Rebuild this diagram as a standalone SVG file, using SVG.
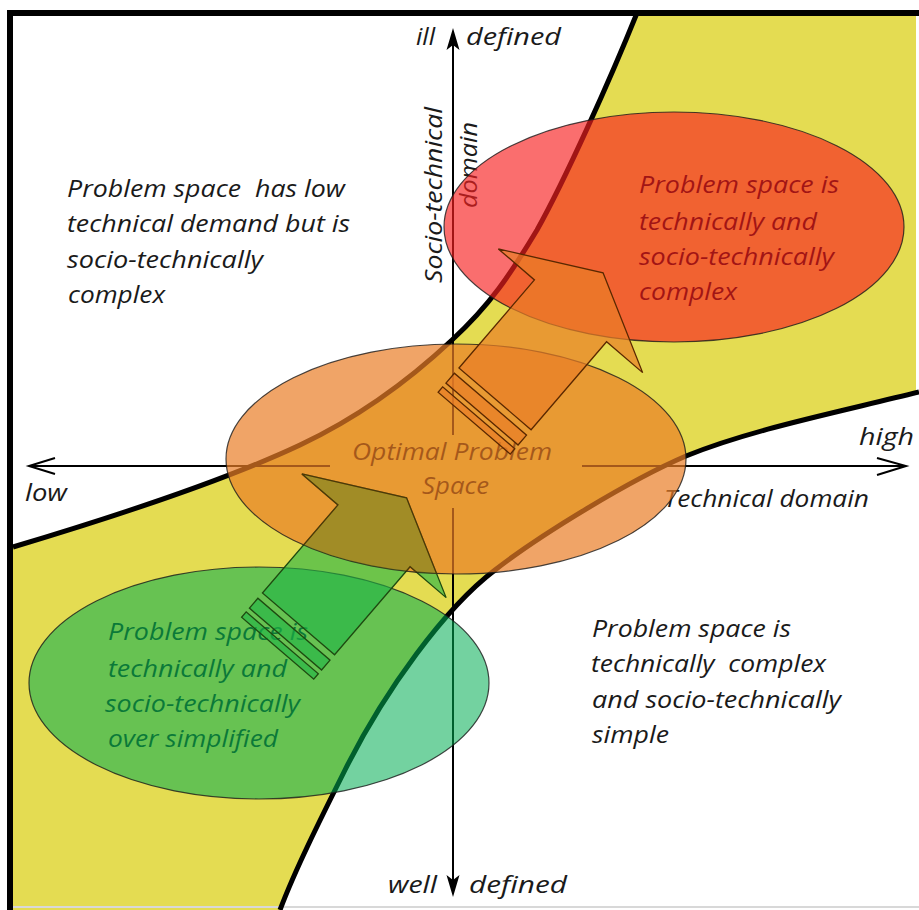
<svg xmlns="http://www.w3.org/2000/svg" width="919" height="910" viewBox="0 0 919 910">
<style>
text{font-family:"Open Sans","Liberation Sans",sans-serif;font-style:italic;font-size:24px;fill:#1a1a1a;white-space:pre}
.curve{fill:none;stroke:#000;stroke-width:5}
.axis{fill:none;stroke:#000;stroke-width:2}
.ell{stroke:#1a1a1a;stroke-width:1.2;stroke-opacity:0.8}
.arr{stroke-width:1.3}
</style>
<defs>
<g id="arrowShape">
<path d="M50,0 L0,95 L0,47.5 L-116,47.5 L-116,-47.5 L0,-47.5 L0,-95 Z"/>
<rect x="-136" y="-47.5" width="13" height="95"/>
<rect x="-148" y="-47.5" width="7" height="95"/>
</g>
<clipPath id="optimalClip">
<ellipse cx="456" cy="459" rx="230" ry="115"/>
</clipPath>
</defs>
<rect x="0" y="0" width="919" height="910" fill="#fff"/>
<g id="background">
<path d="M13,547 C120,515 230,478 300,445 C370,412 420,370 452,340 C490,305 510,275 537,230 C565,180 610,80 637,13 L916,13 L916,393 C830,414 750,430 686,456 C630,480 540,535 495,570 C445,608 385,690 345,770 C320,820 295,870 280,910 L13,910 Z" fill="#e4dc52"/>
<line x1="13" y1="907" x2="919" y2="907" stroke="#d8d8d8" stroke-width="2"/>
<line x1="7" y1="13" x2="919" y2="13" stroke="#000" stroke-width="6"/>
<line x1="10" y1="10" x2="10" y2="910" stroke="#000" stroke-width="6"/>
</g>
<g id="connectors">
<path class="curve" d="M13,547 C120,515 230,478 300,445 C370,412 420,370 452,340 C490,305 510,275 537,230 C565,180 610,80 637,13"/>
<path class="curve" d="M919,392 C830,414 750,430 686,456 C630,480 540,535 495,570 C445,608 385,690 345,770 C320,820 295,870 280,910"/>
<line class="axis" x1="453" y1="40" x2="453" y2="435"/>
<line class="axis" x1="453" y1="508" x2="453" y2="885"/>
<line class="axis" x1="30" y1="466" x2="330" y2="466"/>
<line class="axis" x1="582" y1="466" x2="905" y2="466"/>
<path d="M453,28 L446.5,50 L453,45 L459.5,50 Z" fill="#000"/>
<path d="M453,897 L446.5,875 L453,880 L459.5,875 Z" fill="#000"/>
<path class="axis" d="M55,458 L29,466 L55,474"/>
<path class="axis" d="M877,458 L906,466 L877,475"/>
</g>
<g id="labels">
<text x="416" y="45" textLength="19" lengthAdjust="spacingAndGlyphs">ill</text>
<text x="466" y="45" textLength="95" lengthAdjust="spacingAndGlyphs">defined</text>
<text x="388" y="893" textLength="49" lengthAdjust="spacingAndGlyphs">well</text>
<text x="469" y="893" textLength="98" lengthAdjust="spacingAndGlyphs">defined</text>
<text x="25" y="501" textLength="42" lengthAdjust="spacingAndGlyphs">low</text>
<text x="859" y="445" textLength="55" lengthAdjust="spacingAndGlyphs">high</text>
<text x="664" y="507" textLength="205" lengthAdjust="spacingAndGlyphs">Technical domain</text>
<text transform="translate(442,283) rotate(-90)" x="0" y="0" textLength="176" lengthAdjust="spacingAndGlyphs">Socio-technical</text>
<text transform="translate(477,208) rotate(-90)" x="0" y="0" textLength="86" lengthAdjust="spacingAndGlyphs">domain</text>
</g>
<g id="q-topleft">
<text x="67" y="197" textLength="278" lengthAdjust="spacingAndGlyphs">Problem space  has low</text>
<text x="67" y="232" textLength="283" lengthAdjust="spacingAndGlyphs">technical demand but is</text>
<text x="67" y="268" textLength="196" lengthAdjust="spacingAndGlyphs">socio-technically</text>
<text x="68" y="303" textLength="97" lengthAdjust="spacingAndGlyphs">complex</text>
</g>
<g id="q-bottomright">
<text x="592" y="637" textLength="199" lengthAdjust="spacingAndGlyphs">Problem space is</text>
<text x="591" y="672" textLength="235" lengthAdjust="spacingAndGlyphs">technically  complex</text>
<text x="592" y="708" textLength="249" lengthAdjust="spacingAndGlyphs">and socio-technically</text>
<text x="592" y="743" textLength="77" lengthAdjust="spacingAndGlyphs">simple</text>
</g>
<g id="text-under">
<text x="639" y="193" textLength="200" lengthAdjust="spacingAndGlyphs" style="fill:#000">Problem space is</text>
<text x="639" y="230" textLength="178" lengthAdjust="spacingAndGlyphs" style="fill:#000">technically and</text>
<text x="639" y="265" textLength="195" lengthAdjust="spacingAndGlyphs" style="fill:#000">socio-technically</text>
<text x="639" y="300" textLength="98" lengthAdjust="spacingAndGlyphs" style="fill:#000">complex</text>
<text x="108" y="640" textLength="200" lengthAdjust="spacingAndGlyphs" style="fill:#1a3a1a">Problem space is</text>
<text x="108" y="677" textLength="179" lengthAdjust="spacingAndGlyphs" style="fill:#1a3a1a">technically and</text>
<text x="105" y="712" textLength="195" lengthAdjust="spacingAndGlyphs" style="fill:#1a3a1a">socio-technically</text>
<text x="108" y="747" textLength="170" lengthAdjust="spacingAndGlyphs" style="fill:#1a3a1a">over simplified</text>
<text x="352" y="460" textLength="200" lengthAdjust="spacingAndGlyphs" style="fill:#000">Optimal Problem</text>
<text x="422" y="494" textLength="67" lengthAdjust="spacingAndGlyphs" style="fill:#000">Space</text>
</g>
<g id="node-simplified">
<ellipse class="ell" cx="259" cy="683" rx="230" ry="116" fill="#00ad52" fill-opacity="0.55"/>
</g>
<g id="arrow-lower">
<use href="#arrowShape" class="arr" transform="translate(374,535.8) rotate(-49.4)" fill="#1eb446" fill-opacity="0.6" stroke="#1e4a10"/>
</g>
<g id="node-optimal">
<ellipse class="ell" cx="456" cy="459" rx="230" ry="115" fill="#ea7d27" fill-opacity="0.7"/>
<g clip-path="url(#optimalClip)">
<use href="#arrowShape" transform="translate(374,535.8) rotate(-49.4)" fill="#648214" fill-opacity="0.36" stroke="#4a3a08" stroke-width="1.3"/>
</g>
</g>
<g id="node-complex">
<ellipse class="ell" cx="674" cy="227" rx="230" ry="115" fill="#f82020" fill-opacity="0.65"/>
</g>
<g id="arrow-upper">
<use href="#arrowShape" class="arr" transform="translate(570.5,310.8) rotate(-49.4)" fill="#ea7d27" fill-opacity="0.7" stroke="#5a2800"/>
</g>
</svg>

------------------------

# SHORT EXERCISE
Reproduce the listing word for word and omit its pictures.

# THE ANSWER
Rebuild this diagram as a standalone SVG file, using SVG.
<svg xmlns="http://www.w3.org/2000/svg" width="919" height="910" viewBox="0 0 919 910">
<style>
text{font-family:"Open Sans","Liberation Sans",sans-serif;font-style:italic;font-size:24px;fill:#1a1a1a;white-space:pre}
.curve{fill:none;stroke:#000;stroke-width:5}
.axis{fill:none;stroke:#000;stroke-width:2}
.ell{stroke:#1a1a1a;stroke-width:1.2;stroke-opacity:0.8}
.arr{stroke-width:1.3}
</style>
<defs>
<g id="arrowShape">
<path d="M50,0 L0,95 L0,47.5 L-116,47.5 L-116,-47.5 L0,-47.5 L0,-95 Z"/>
<rect x="-136" y="-47.5" width="13" height="95"/>
<rect x="-148" y="-47.5" width="7" height="95"/>
</g>
<clipPath id="optimalClip">
<ellipse cx="456" cy="459" rx="230" ry="115"/>
</clipPath>
</defs>
<rect x="0" y="0" width="919" height="910" fill="#fff"/>
<g id="background">
<path d="M13,547 C120,515 230,478 300,445 C370,412 420,370 452,340 C490,305 510,275 537,230 C565,180 610,80 637,13 L916,13 L916,393 C830,414 750,430 686,456 C630,480 540,535 495,570 C445,608 385,690 345,770 C320,820 295,870 280,910 L13,910 Z" fill="#e4dc52"/>
<line x1="13" y1="907" x2="919" y2="907" stroke="#d8d8d8" stroke-width="2"/>
<line x1="7" y1="13" x2="919" y2="13" stroke="#000" stroke-width="6"/>
<line x1="10" y1="10" x2="10" y2="910" stroke="#000" stroke-width="6"/>
</g>
<g id="connectors">
<path class="curve" d="M13,547 C120,515 230,478 300,445 C370,412 420,370 452,340 C490,305 510,275 537,230 C565,180 610,80 637,13"/>
<path class="curve" d="M919,392 C830,414 750,430 686,456 C630,480 540,535 495,570 C445,608 385,690 345,770 C320,820 295,870 280,910"/>
<line class="axis" x1="453" y1="40" x2="453" y2="435"/>
<line class="axis" x1="453" y1="508" x2="453" y2="885"/>
<line class="axis" x1="30" y1="466" x2="330" y2="466"/>
<line class="axis" x1="582" y1="466" x2="905" y2="466"/>
<path d="M453,28 L446.5,50 L453,45 L459.5,50 Z" fill="#000"/>
<path d="M453,897 L446.5,875 L453,880 L459.5,875 Z" fill="#000"/>
<path class="axis" d="M55,458 L29,466 L55,474"/>
<path class="axis" d="M877,458 L906,466 L877,475"/>
</g>
<g id="labels">
<text x="416" y="45" textLength="19" lengthAdjust="spacingAndGlyphs">ill</text>
<text x="466" y="45" textLength="95" lengthAdjust="spacingAndGlyphs">defined</text>
<text x="388" y="893" textLength="49" lengthAdjust="spacingAndGlyphs">well</text>
<text x="469" y="893" textLength="98" lengthAdjust="spacingAndGlyphs">defined</text>
<text x="25" y="501" textLength="42" lengthAdjust="spacingAndGlyphs">low</text>
<text x="859" y="445" textLength="55" lengthAdjust="spacingAndGlyphs">high</text>
<text x="664" y="507" textLength="205" lengthAdjust="spacingAndGlyphs">Technical domain</text>
<text transform="translate(442,283) rotate(-90)" x="0" y="0" textLength="176" lengthAdjust="spacingAndGlyphs">Socio-technical</text>
<text transform="translate(477,208) rotate(-90)" x="0" y="0" textLength="86" lengthAdjust="spacingAndGlyphs">domain</text>
</g>
<g id="q-topleft">
<text x="67" y="197" textLength="278" lengthAdjust="spacingAndGlyphs">Problem space  has low</text>
<text x="67" y="232" textLength="283" lengthAdjust="spacingAndGlyphs">technical demand but is</text>
<text x="67" y="268" textLength="196" lengthAdjust="spacingAndGlyphs">socio-technically</text>
<text x="68" y="303" textLength="97" lengthAdjust="spacingAndGlyphs">complex</text>
</g>
<g id="q-bottomright">
<text x="592" y="637" textLength="199" lengthAdjust="spacingAndGlyphs">Problem space is</text>
<text x="591" y="672" textLength="235" lengthAdjust="spacingAndGlyphs">technically  complex</text>
<text x="592" y="708" textLength="249" lengthAdjust="spacingAndGlyphs">and socio-technically</text>
<text x="592" y="743" textLength="77" lengthAdjust="spacingAndGlyphs">simple</text>
</g>
<g id="text-under">
<text x="639" y="193" textLength="200" lengthAdjust="spacingAndGlyphs" style="fill:#000">Problem space is</text>
<text x="639" y="230" textLength="178" lengthAdjust="spacingAndGlyphs" style="fill:#000">technically and</text>
<text x="639" y="265" textLength="195" lengthAdjust="spacingAndGlyphs" style="fill:#000">socio-technically</text>
<text x="639" y="300" textLength="98" lengthAdjust="spacingAndGlyphs" style="fill:#000">complex</text>
<text x="108" y="640" textLength="200" lengthAdjust="spacingAndGlyphs" style="fill:#1a3a1a">Problem space is</text>
<text x="108" y="677" textLength="179" lengthAdjust="spacingAndGlyphs" style="fill:#1a3a1a">technically and</text>
<text x="105" y="712" textLength="195" lengthAdjust="spacingAndGlyphs" style="fill:#1a3a1a">socio-technically</text>
<text x="108" y="747" textLength="170" lengthAdjust="spacingAndGlyphs" style="fill:#1a3a1a">over simplified</text>
<text x="352" y="460" textLength="200" lengthAdjust="spacingAndGlyphs" style="fill:#000">Optimal Problem</text>
<text x="422" y="494" textLength="67" lengthAdjust="spacingAndGlyphs" style="fill:#000">Space</text>
</g>
<g id="node-simplified">
<ellipse class="ell" cx="259" cy="683" rx="230" ry="116" fill="#00ad52" fill-opacity="0.55"/>
</g>
<g id="arrow-lower">
<use href="#arrowShape" class="arr" transform="translate(374,535.8) rotate(-49.4)" fill="#1eb446" fill-opacity="0.6" stroke="#1e4a10"/>
</g>
<g id="node-optimal">
<ellipse class="ell" cx="456" cy="459" rx="230" ry="115" fill="#ea7d27" fill-opacity="0.7"/>
<g clip-path="url(#optimalClip)">
<use href="#arrowShape" transform="translate(374,535.8) rotate(-49.4)" fill="#648214" fill-opacity="0.36" stroke="#4a3a08" stroke-width="1.3"/>
</g>
</g>
<g id="node-complex">
<ellipse class="ell" cx="674" cy="227" rx="230" ry="115" fill="#f82020" fill-opacity="0.65"/>
</g>
<g id="arrow-upper">
<use href="#arrowShape" class="arr" transform="translate(570.5,310.8) rotate(-49.4)" fill="#ea7d27" fill-opacity="0.7" stroke="#5a2800"/>
</g>
</svg>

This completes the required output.